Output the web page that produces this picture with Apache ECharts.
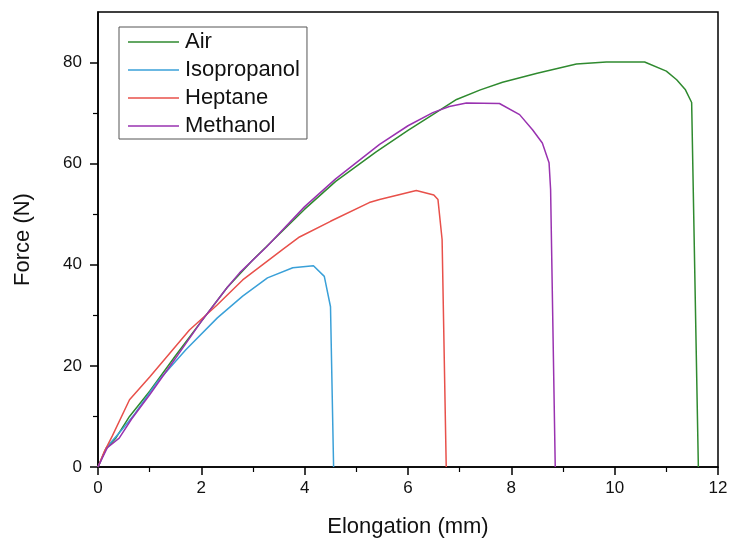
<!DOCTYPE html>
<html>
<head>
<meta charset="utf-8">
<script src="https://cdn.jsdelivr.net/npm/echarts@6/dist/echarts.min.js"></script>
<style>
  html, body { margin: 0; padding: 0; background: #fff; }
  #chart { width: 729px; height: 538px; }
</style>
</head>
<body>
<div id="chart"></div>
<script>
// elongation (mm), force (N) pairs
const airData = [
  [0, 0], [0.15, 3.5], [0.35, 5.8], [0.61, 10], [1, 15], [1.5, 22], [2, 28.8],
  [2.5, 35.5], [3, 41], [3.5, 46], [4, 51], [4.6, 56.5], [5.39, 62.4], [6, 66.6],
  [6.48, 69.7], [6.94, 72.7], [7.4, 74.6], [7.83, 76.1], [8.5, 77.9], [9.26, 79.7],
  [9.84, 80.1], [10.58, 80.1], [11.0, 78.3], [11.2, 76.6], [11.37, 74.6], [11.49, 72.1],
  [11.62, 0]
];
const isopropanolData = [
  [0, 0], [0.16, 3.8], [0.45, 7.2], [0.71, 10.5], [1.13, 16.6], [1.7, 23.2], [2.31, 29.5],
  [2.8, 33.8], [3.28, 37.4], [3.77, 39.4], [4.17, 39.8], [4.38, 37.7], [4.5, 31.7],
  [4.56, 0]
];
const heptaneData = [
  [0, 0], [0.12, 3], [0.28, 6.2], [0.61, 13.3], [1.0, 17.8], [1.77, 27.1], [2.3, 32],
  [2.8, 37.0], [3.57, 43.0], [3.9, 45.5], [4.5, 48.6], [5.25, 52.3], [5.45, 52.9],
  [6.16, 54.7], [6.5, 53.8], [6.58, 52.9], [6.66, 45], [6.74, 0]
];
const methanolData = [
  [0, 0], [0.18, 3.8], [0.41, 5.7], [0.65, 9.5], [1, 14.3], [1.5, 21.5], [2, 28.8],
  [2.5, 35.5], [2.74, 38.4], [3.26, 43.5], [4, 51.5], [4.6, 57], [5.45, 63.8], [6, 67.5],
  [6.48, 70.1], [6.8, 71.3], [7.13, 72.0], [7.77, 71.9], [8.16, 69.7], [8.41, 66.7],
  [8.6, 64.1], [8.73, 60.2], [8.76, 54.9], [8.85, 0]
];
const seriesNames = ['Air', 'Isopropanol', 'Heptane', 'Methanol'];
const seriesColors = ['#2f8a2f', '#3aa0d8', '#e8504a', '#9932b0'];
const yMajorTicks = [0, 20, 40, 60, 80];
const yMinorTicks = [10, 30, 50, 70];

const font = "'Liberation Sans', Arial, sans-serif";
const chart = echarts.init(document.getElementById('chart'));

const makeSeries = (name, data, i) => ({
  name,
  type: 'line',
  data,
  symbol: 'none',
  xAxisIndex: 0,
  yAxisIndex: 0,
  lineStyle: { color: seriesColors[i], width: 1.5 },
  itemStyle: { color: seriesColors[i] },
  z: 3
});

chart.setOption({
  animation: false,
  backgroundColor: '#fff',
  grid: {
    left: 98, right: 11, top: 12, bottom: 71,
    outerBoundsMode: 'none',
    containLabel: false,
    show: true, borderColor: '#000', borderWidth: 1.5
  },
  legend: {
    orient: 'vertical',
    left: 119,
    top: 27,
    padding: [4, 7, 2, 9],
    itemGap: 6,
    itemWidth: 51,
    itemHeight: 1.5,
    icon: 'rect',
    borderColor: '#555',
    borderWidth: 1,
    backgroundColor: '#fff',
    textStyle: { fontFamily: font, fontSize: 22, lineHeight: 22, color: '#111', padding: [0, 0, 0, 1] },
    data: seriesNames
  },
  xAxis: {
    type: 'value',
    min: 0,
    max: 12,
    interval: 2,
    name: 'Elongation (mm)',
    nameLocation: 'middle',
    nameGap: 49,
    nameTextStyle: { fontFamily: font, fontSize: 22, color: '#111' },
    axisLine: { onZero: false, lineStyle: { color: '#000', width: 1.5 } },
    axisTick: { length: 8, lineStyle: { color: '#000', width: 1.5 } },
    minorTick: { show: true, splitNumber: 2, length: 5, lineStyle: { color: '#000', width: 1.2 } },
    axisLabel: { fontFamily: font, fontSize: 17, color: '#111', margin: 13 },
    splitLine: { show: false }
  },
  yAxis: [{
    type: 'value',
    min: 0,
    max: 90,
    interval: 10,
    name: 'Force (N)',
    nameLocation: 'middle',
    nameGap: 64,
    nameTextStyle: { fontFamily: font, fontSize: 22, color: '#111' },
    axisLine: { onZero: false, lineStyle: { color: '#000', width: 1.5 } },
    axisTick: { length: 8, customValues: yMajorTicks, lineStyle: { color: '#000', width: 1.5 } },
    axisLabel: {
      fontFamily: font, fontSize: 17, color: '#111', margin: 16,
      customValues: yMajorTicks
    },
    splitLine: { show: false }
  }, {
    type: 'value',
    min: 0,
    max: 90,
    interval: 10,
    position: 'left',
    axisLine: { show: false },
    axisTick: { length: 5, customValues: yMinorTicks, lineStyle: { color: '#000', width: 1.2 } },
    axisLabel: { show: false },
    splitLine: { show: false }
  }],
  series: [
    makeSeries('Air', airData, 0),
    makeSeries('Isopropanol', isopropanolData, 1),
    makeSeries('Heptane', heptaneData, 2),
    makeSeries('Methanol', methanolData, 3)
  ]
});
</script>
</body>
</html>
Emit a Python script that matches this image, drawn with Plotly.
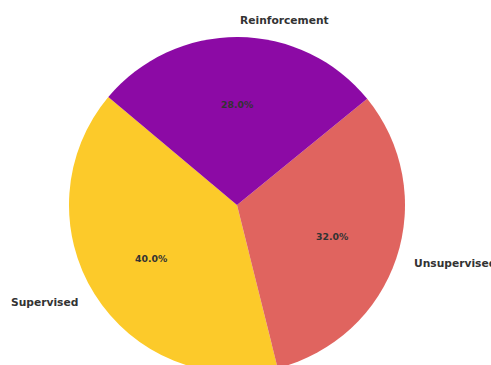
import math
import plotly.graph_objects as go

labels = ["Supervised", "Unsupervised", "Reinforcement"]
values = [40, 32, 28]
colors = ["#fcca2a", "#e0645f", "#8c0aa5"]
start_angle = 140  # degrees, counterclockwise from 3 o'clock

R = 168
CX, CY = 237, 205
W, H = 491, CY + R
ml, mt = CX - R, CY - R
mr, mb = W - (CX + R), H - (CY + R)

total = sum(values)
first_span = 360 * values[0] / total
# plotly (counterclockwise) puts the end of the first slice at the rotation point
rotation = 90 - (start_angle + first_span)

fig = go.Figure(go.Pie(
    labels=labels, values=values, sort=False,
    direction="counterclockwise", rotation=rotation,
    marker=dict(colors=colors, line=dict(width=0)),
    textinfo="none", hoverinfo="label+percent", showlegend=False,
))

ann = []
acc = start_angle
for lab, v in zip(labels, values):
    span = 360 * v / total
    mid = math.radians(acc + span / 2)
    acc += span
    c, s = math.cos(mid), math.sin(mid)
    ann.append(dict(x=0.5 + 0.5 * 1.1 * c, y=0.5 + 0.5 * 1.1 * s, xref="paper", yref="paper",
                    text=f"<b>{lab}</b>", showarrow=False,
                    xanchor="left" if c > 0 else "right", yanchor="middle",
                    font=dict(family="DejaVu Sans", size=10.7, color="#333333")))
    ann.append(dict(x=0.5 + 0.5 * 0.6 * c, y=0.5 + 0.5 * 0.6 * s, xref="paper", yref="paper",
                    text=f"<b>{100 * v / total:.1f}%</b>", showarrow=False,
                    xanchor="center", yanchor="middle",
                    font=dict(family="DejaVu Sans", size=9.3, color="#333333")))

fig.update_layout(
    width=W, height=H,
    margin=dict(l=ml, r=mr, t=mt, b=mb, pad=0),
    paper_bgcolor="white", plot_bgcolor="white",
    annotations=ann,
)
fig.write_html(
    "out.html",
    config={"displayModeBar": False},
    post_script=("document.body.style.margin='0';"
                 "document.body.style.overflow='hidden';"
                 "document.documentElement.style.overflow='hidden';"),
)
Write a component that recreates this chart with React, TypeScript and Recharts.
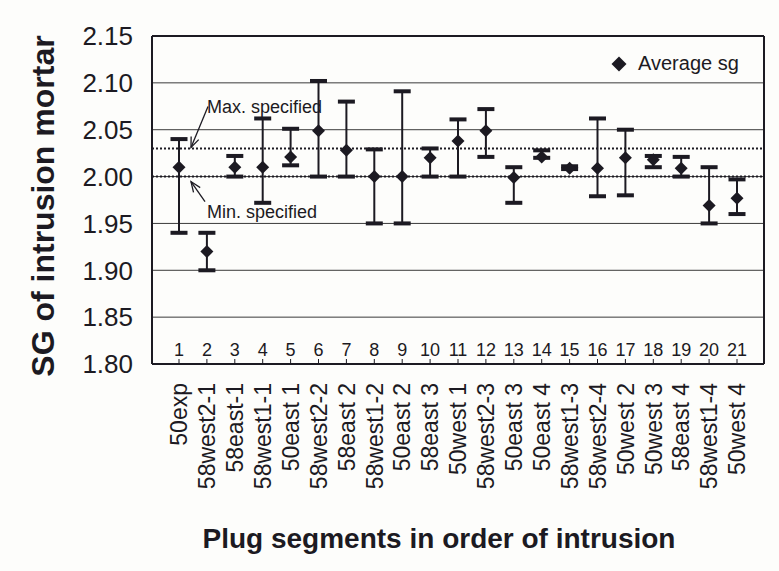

• **What is asked**: Repeat each entry exactly as it appears; skip any picture.

• **Response to this exercise**:
Output the web page that produces this picture with Apache ECharts.
<!DOCTYPE html>
<html>
<head>
<meta charset="utf-8">
<script src="https://cdn.jsdelivr.net/npm/echarts@6/dist/echarts.min.js"></script>
<style>
  html, body { margin: 0; padding: 0; background: #fff; }
  #chart { width: 729px; height: 538px; }
</style>
</head>
<body>
<div id="chart"></div>
<script>
// elongation (mm), force (N) pairs
const airData = [
  [0, 0], [0.15, 3.5], [0.35, 5.8], [0.61, 10], [1, 15], [1.5, 22], [2, 28.8],
  [2.5, 35.5], [3, 41], [3.5, 46], [4, 51], [4.6, 56.5], [5.39, 62.4], [6, 66.6],
  [6.48, 69.7], [6.94, 72.7], [7.4, 74.6], [7.83, 76.1], [8.5, 77.9], [9.26, 79.7],
  [9.84, 80.1], [10.58, 80.1], [11.0, 78.3], [11.2, 76.6], [11.37, 74.6], [11.49, 72.1],
  [11.62, 0]
];
const isopropanolData = [
  [0, 0], [0.16, 3.8], [0.45, 7.2], [0.71, 10.5], [1.13, 16.6], [1.7, 23.2], [2.31, 29.5],
  [2.8, 33.8], [3.28, 37.4], [3.77, 39.4], [4.17, 39.8], [4.38, 37.7], [4.5, 31.7],
  [4.56, 0]
];
const heptaneData = [
  [0, 0], [0.12, 3], [0.28, 6.2], [0.61, 13.3], [1.0, 17.8], [1.77, 27.1], [2.3, 32],
  [2.8, 37.0], [3.57, 43.0], [3.9, 45.5], [4.5, 48.6], [5.25, 52.3], [5.45, 52.9],
  [6.16, 54.7], [6.5, 53.8], [6.58, 52.9], [6.66, 45], [6.74, 0]
];
const methanolData = [
  [0, 0], [0.18, 3.8], [0.41, 5.7], [0.65, 9.5], [1, 14.3], [1.5, 21.5], [2, 28.8],
  [2.5, 35.5], [2.74, 38.4], [3.26, 43.5], [4, 51.5], [4.6, 57], [5.45, 63.8], [6, 67.5],
  [6.48, 70.1], [6.8, 71.3], [7.13, 72.0], [7.77, 71.9], [8.16, 69.7], [8.41, 66.7],
  [8.6, 64.1], [8.73, 60.2], [8.76, 54.9], [8.85, 0]
];
const seriesNames = ['Air', 'Isopropanol', 'Heptane', 'Methanol'];
const seriesColors = ['#2f8a2f', '#3aa0d8', '#e8504a', '#9932b0'];
const yMajorTicks = [0, 20, 40, 60, 80];
const yMinorTicks = [10, 30, 50, 70];

const font = "'Liberation Sans', Arial, sans-serif";
const chart = echarts.init(document.getElementById('chart'));

const makeSeries = (name, data, i) => ({
  name,
  type: 'line',
  data,
  symbol: 'none',
  xAxisIndex: 0,
  yAxisIndex: 0,
  lineStyle: { color: seriesColors[i], width: 1.5 },
  itemStyle: { color: seriesColors[i] },
  z: 3
});

chart.setOption({
  animation: false,
  backgroundColor: '#fff',
  grid: {
    left: 98, right: 11, top: 12, bottom: 71,
    outerBoundsMode: 'none',
    containLabel: false,
    show: true, borderColor: '#000', borderWidth: 1.5
  },
  legend: {
    orient: 'vertical',
    left: 119,
    top: 27,
    padding: [4, 7, 2, 9],
    itemGap: 6,
    itemWidth: 51,
    itemHeight: 1.5,
    icon: 'rect',
    borderColor: '#555',
    borderWidth: 1,
    backgroundColor: '#fff',
    textStyle: { fontFamily: font, fontSize: 22, lineHeight: 22, color: '#111', padding: [0, 0, 0, 1] },
    data: seriesNames
  },
  xAxis: {
    type: 'value',
    min: 0,
    max: 12,
    interval: 2,
    name: 'Elongation (mm)',
    nameLocation: 'middle',
    nameGap: 49,
    nameTextStyle: { fontFamily: font, fontSize: 22, color: '#111' },
    axisLine: { onZero: false, lineStyle: { color: '#000', width: 1.5 } },
    axisTick: { length: 8, lineStyle: { color: '#000', width: 1.5 } },
    minorTick: { show: true, splitNumber: 2, length: 5, lineStyle: { color: '#000', width: 1.2 } },
    axisLabel: { fontFamily: font, fontSize: 17, color: '#111', margin: 13 },
    splitLine: { show: false }
  },
  yAxis: [{
    type: 'value',
    min: 0,
    max: 90,
    interval: 10,
    name: 'Force (N)',
    nameLocation: 'middle',
    nameGap: 64,
    nameTextStyle: { fontFamily: font, fontSize: 22, color: '#111' },
    axisLine: { onZero: false, lineStyle: { color: '#000', width: 1.5 } },
    axisTick: { length: 8, customValues: yMajorTicks, lineStyle: { color: '#000', width: 1.5 } },
    axisLabel: {
      fontFamily: font, fontSize: 17, color: '#111', margin: 16,
      customValues: yMajorTicks
    },
    splitLine: { show: false }
  }, {
    type: 'value',
    min: 0,
    max: 90,
    interval: 10,
    position: 'left',
    axisLine: { show: false },
    axisTick: { length: 5, customValues: yMinorTicks, lineStyle: { color: '#000', width: 1.2 } },
    axisLabel: { show: false },
    splitLine: { show: false }
  }],
  series: [
    makeSeries('Air', airData, 0),
    makeSeries('Isopropanol', isopropanolData, 1),
    makeSeries('Heptane', heptaneData, 2),
    makeSeries('Methanol', methanolData, 3)
  ]
});
</script>
</body>
</html>
Emit a Python script that matches this image, drawn with Plotly.
import math
import plotly.graph_objects as go

labels = ["Supervised", "Unsupervised", "Reinforcement"]
values = [40, 32, 28]
colors = ["#fcca2a", "#e0645f", "#8c0aa5"]
start_angle = 140  # degrees, counterclockwise from 3 o'clock

R = 168
CX, CY = 237, 205
W, H = 491, CY + R
ml, mt = CX - R, CY - R
mr, mb = W - (CX + R), H - (CY + R)

total = sum(values)
first_span = 360 * values[0] / total
# plotly (counterclockwise) puts the end of the first slice at the rotation point
rotation = 90 - (start_angle + first_span)

fig = go.Figure(go.Pie(
    labels=labels, values=values, sort=False,
    direction="counterclockwise", rotation=rotation,
    marker=dict(colors=colors, line=dict(width=0)),
    textinfo="none", hoverinfo="label+percent", showlegend=False,
))

ann = []
acc = start_angle
for lab, v in zip(labels, values):
    span = 360 * v / total
    mid = math.radians(acc + span / 2)
    acc += span
    c, s = math.cos(mid), math.sin(mid)
    ann.append(dict(x=0.5 + 0.5 * 1.1 * c, y=0.5 + 0.5 * 1.1 * s, xref="paper", yref="paper",
                    text=f"<b>{lab}</b>", showarrow=False,
                    xanchor="left" if c > 0 else "right", yanchor="middle",
                    font=dict(family="DejaVu Sans", size=10.7, color="#333333")))
    ann.append(dict(x=0.5 + 0.5 * 0.6 * c, y=0.5 + 0.5 * 0.6 * s, xref="paper", yref="paper",
                    text=f"<b>{100 * v / total:.1f}%</b>", showarrow=False,
                    xanchor="center", yanchor="middle",
                    font=dict(family="DejaVu Sans", size=9.3, color="#333333")))

fig.update_layout(
    width=W, height=H,
    margin=dict(l=ml, r=mr, t=mt, b=mb, pad=0),
    paper_bgcolor="white", plot_bgcolor="white",
    annotations=ann,
)
fig.write_html(
    "out.html",
    config={"displayModeBar": False},
    post_script=("document.body.style.margin='0';"
                 "document.body.style.overflow='hidden';"
                 "document.documentElement.style.overflow='hidden';"),
)
Write a component that recreates this chart with React, TypeScript and Recharts.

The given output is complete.